自由の女神像の顔とヨルの傷:意図的な類似性?
「自由の女神」像の顔に重なる「ピキ」の「キ」の文字が、ヨルの顔の傷を思わせるという指摘があります。
これは単なる偶然かもしれませんが、作者が意図的に配置した伏線である可能性も否定できません。
もし意図的なものであれば、ヨルと自由の女神、そしてアメリカの関連性を示唆する重要な手がかりと言えるでしょう。
ヨルの顔の傷は、彼女が戦争の悪魔として多くの戦いを経験してきた証です。
一方、自由の女神像は、アメリカの独立戦争を記念して建てられたものであり、自由と民主主義の象徴です。
作者が、ヨルの傷と自由の女神像を意図的に重ね合わせたとするならば、戦争の悪魔であるヨルが、皮肉にもアメリカの象徴である自由の女神像と対になる存在として描かれていることを示唆しているのかもしれません。
子供の取り込みと下半身の変化:成長と力の象徴?
ヨルは作中で子供を取り込んだ後、下半身が大きくなっています。
これは単なる作画上の都合ではなく、ヨルが力や支配欲を強めていることを示唆していると考えられます。
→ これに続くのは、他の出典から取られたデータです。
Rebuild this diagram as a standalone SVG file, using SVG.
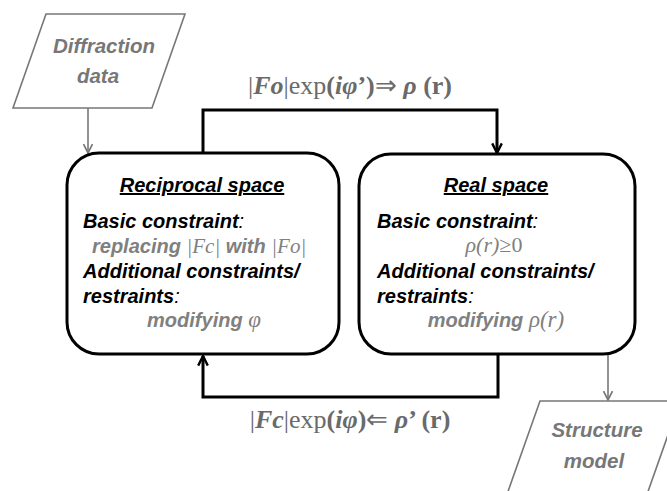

また、下半身の肥大化は、出産のイメージと重なり、新たな「何か」を生み出す可能性も示唆しているのかもしれません。
子供を取り込むことで、ヨルは新たな力を得ました。
そして、その力は、彼女の肉体的な変化として顕在化したのです。
下半身の肥大化は、ヨルがより強大な力を持つようになったことを象徴していると考えられます。
また、出産のイメージは、ヨルが「銃の女神」として新たな段階へと進むことを暗示しているのかもしれません。
彼女は、銃の悪魔の力を完全に掌握し、チェンソーマンを倒すという目的を達成するために、さらなる力を求めているのです。
まさかの自由の女神砲オマージュ!?
チェンソーマン177話のラストシーンで自由の女神が描かれたことで、一部のファンの間では様々な憶測が飛び交っています。
機動武闘伝Gガンダムに登場する自由の女神砲というアメリカの最強兵器をオマージュするのではないかという予想です。
ヨルは対象物を武器に変える能力があり、自由の女神も武器に変化させることが可能でしょう。
「自由の女神砲」という名前の兵器は登場しないかもしれませんが、ヨルが8万本もの人差し指を銃弾として利用し、それを発射する強大な兵器へと変換することは十分に考えられます。